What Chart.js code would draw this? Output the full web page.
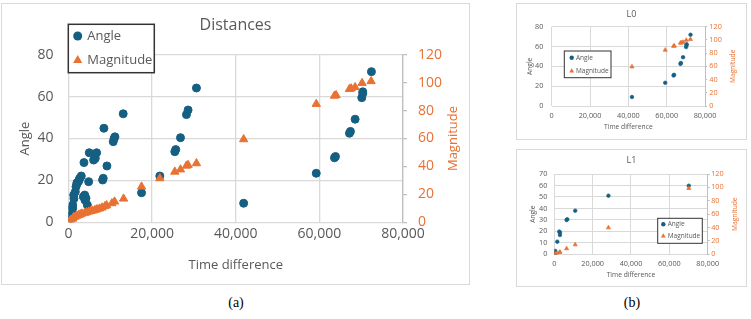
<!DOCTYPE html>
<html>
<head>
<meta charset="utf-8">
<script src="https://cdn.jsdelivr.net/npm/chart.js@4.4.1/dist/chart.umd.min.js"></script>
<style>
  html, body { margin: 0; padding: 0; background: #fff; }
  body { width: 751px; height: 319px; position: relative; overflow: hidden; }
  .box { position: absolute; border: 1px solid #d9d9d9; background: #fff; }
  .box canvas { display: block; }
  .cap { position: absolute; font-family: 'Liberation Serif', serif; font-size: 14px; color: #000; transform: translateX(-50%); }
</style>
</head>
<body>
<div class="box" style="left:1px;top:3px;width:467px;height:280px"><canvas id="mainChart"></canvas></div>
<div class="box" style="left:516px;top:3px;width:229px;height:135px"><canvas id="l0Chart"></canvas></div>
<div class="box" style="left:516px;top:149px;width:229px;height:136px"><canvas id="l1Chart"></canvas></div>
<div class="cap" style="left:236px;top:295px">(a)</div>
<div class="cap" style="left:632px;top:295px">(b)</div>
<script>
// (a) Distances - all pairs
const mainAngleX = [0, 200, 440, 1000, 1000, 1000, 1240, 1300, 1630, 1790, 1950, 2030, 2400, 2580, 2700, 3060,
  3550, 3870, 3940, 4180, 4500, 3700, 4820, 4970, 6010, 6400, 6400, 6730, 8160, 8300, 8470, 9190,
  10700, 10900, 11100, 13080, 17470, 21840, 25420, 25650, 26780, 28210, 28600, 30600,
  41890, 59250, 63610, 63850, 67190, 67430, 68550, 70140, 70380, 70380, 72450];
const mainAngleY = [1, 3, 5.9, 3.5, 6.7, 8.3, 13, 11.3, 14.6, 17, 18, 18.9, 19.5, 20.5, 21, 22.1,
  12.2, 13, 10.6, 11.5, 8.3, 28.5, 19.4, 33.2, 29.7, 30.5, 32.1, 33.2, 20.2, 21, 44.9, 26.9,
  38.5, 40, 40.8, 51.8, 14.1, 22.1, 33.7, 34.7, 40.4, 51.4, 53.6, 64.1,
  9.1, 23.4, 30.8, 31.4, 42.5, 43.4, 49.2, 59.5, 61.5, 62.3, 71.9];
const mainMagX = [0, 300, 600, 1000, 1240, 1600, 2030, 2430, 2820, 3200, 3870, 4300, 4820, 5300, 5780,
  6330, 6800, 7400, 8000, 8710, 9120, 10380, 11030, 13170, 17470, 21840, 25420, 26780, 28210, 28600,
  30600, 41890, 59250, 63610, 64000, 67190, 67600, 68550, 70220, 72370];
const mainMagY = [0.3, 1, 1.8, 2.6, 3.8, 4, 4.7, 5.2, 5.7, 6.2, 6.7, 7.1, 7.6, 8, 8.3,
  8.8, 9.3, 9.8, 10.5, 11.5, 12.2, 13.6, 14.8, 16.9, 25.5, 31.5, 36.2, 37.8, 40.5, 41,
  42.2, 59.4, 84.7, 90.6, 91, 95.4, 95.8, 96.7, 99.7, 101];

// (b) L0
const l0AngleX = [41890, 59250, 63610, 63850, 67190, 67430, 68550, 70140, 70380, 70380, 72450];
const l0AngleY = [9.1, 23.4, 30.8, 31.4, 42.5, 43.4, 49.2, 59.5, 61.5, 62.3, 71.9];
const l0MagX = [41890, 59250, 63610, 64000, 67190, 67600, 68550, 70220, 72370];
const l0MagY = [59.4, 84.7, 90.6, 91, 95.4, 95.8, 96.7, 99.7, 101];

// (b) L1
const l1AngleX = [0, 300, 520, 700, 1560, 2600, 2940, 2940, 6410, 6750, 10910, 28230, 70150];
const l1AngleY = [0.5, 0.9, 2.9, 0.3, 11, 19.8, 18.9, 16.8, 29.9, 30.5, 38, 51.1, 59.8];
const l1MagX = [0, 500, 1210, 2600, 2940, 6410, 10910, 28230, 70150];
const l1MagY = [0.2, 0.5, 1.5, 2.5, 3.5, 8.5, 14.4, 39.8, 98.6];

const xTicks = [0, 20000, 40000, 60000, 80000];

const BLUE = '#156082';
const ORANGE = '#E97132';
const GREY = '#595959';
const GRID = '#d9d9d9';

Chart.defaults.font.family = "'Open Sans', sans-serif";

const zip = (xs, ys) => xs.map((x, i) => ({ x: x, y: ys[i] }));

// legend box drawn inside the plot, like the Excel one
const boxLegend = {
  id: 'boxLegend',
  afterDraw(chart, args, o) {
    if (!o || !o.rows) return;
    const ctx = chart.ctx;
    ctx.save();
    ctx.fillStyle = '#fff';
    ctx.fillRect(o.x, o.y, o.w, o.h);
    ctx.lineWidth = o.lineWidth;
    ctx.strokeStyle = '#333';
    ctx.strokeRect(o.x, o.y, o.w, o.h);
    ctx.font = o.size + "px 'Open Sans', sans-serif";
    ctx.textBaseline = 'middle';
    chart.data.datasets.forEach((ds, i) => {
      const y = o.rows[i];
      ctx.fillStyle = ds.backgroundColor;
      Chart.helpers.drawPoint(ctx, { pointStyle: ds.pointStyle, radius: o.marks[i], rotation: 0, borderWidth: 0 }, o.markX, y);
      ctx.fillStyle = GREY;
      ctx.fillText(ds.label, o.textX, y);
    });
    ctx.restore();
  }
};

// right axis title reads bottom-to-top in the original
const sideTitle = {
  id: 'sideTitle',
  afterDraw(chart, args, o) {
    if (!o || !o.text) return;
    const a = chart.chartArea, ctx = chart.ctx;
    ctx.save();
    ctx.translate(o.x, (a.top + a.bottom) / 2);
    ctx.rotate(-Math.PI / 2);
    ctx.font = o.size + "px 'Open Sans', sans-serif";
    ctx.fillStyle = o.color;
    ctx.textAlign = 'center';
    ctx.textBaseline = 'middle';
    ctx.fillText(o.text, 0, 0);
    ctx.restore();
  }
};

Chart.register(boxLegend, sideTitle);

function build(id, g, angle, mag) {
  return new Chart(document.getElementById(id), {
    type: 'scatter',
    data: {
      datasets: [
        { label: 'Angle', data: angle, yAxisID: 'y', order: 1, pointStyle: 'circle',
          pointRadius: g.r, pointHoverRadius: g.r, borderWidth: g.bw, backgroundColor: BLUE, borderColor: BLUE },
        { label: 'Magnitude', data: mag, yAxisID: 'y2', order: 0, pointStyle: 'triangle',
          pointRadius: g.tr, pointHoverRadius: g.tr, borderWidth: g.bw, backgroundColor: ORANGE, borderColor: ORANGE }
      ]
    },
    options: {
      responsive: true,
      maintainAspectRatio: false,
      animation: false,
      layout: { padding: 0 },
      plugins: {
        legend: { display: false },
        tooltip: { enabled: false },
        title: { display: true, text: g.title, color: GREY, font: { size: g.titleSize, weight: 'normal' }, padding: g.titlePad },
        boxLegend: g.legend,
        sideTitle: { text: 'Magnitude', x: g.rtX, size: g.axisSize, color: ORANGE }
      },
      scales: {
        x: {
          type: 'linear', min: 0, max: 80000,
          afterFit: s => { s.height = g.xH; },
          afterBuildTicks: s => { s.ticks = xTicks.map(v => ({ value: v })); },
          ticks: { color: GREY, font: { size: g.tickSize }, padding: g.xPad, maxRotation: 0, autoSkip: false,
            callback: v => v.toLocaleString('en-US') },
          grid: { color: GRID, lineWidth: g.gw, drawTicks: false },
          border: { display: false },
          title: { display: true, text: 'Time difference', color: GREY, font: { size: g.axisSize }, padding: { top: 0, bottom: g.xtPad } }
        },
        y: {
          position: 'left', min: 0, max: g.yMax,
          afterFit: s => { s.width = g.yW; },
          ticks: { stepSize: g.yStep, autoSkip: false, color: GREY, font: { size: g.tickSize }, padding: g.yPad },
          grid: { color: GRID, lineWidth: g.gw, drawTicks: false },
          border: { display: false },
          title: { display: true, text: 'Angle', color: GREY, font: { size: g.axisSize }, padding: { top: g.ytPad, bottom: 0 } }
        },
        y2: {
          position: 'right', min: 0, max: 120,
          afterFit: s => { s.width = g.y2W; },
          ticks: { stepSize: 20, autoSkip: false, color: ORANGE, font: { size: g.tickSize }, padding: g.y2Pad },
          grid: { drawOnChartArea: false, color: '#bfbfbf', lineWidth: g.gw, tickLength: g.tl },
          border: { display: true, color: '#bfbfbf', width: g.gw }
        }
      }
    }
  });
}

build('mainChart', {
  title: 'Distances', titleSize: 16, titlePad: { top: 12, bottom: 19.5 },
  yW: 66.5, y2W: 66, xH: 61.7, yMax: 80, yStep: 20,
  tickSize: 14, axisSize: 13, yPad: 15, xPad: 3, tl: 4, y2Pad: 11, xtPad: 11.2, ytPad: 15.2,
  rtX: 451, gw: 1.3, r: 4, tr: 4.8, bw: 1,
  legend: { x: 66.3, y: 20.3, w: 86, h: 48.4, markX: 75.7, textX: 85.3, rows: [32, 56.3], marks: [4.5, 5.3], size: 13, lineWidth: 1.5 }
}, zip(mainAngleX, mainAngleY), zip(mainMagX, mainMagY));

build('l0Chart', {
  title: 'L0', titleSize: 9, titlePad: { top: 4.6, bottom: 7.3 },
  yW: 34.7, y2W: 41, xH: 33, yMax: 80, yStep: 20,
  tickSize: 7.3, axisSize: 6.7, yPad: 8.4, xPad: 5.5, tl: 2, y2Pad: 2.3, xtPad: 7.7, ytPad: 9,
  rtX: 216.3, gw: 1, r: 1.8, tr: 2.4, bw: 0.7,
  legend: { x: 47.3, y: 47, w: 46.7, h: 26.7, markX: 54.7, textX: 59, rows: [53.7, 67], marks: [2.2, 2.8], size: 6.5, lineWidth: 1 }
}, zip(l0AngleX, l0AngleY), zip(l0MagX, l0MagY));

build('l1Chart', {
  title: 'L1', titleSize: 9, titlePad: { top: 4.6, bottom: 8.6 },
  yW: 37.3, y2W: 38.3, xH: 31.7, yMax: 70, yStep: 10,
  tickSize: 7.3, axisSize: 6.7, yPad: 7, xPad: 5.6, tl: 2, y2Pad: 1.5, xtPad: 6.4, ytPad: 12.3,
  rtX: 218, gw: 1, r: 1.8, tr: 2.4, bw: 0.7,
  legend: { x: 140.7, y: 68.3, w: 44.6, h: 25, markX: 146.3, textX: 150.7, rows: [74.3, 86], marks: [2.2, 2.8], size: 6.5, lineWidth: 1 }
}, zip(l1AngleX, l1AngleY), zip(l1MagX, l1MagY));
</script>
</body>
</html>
────────────────
From the first line of the listing above, repeat every line through the one holding "42.2, 59.4, 84.7, 90.6, 91, 95.4, 95.8, 96.7, 99.7, 101];". Both ends count, and pictures stay out.

#### THE OUTPUT
What Chart.js code would draw this? Output the full web page.
<!DOCTYPE html>
<html>
<head>
<meta charset="utf-8">
<script src="https://cdn.jsdelivr.net/npm/chart.js@4.4.1/dist/chart.umd.min.js"></script>
<style>
  html, body { margin: 0; padding: 0; background: #fff; }
  body { width: 751px; height: 319px; position: relative; overflow: hidden; }
  .box { position: absolute; border: 1px solid #d9d9d9; background: #fff; }
  .box canvas { display: block; }
  .cap { position: absolute; font-family: 'Liberation Serif', serif; font-size: 14px; color: #000; transform: translateX(-50%); }
</style>
</head>
<body>
<div class="box" style="left:1px;top:3px;width:467px;height:280px"><canvas id="mainChart"></canvas></div>
<div class="box" style="left:516px;top:3px;width:229px;height:135px"><canvas id="l0Chart"></canvas></div>
<div class="box" style="left:516px;top:149px;width:229px;height:136px"><canvas id="l1Chart"></canvas></div>
<div class="cap" style="left:236px;top:295px">(a)</div>
<div class="cap" style="left:632px;top:295px">(b)</div>
<script>
// (a) Distances - all pairs
const mainAngleX = [0, 200, 440, 1000, 1000, 1000, 1240, 1300, 1630, 1790, 1950, 2030, 2400, 2580, 2700, 3060,
  3550, 3870, 3940, 4180, 4500, 3700, 4820, 4970, 6010, 6400, 6400, 6730, 8160, 8300, 8470, 9190,
  10700, 10900, 11100, 13080, 17470, 21840, 25420, 25650, 26780, 28210, 28600, 30600,
  41890, 59250, 63610, 63850, 67190, 67430, 68550, 70140, 70380, 70380, 72450];
const mainAngleY = [1, 3, 5.9, 3.5, 6.7, 8.3, 13, 11.3, 14.6, 17, 18, 18.9, 19.5, 20.5, 21, 22.1,
  12.2, 13, 10.6, 11.5, 8.3, 28.5, 19.4, 33.2, 29.7, 30.5, 32.1, 33.2, 20.2, 21, 44.9, 26.9,
  38.5, 40, 40.8, 51.8, 14.1, 22.1, 33.7, 34.7, 40.4, 51.4, 53.6, 64.1,
  9.1, 23.4, 30.8, 31.4, 42.5, 43.4, 49.2, 59.5, 61.5, 62.3, 71.9];
const mainMagX = [0, 300, 600, 1000, 1240, 1600, 2030, 2430, 2820, 3200, 3870, 4300, 4820, 5300, 5780,
  6330, 6800, 7400, 8000, 8710, 9120, 10380, 11030, 13170, 17470, 21840, 25420, 26780, 28210, 28600,
  30600, 41890, 59250, 63610, 64000, 67190, 67600, 68550, 70220, 72370];
const mainMagY = [0.3, 1, 1.8, 2.6, 3.8, 4, 4.7, 5.2, 5.7, 6.2, 6.7, 7.1, 7.6, 8, 8.3,
  8.8, 9.3, 9.8, 10.5, 11.5, 12.2, 13.6, 14.8, 16.9, 25.5, 31.5, 36.2, 37.8, 40.5, 41,
  42.2, 59.4, 84.7, 90.6, 91, 95.4, 95.8, 96.7, 99.7, 101];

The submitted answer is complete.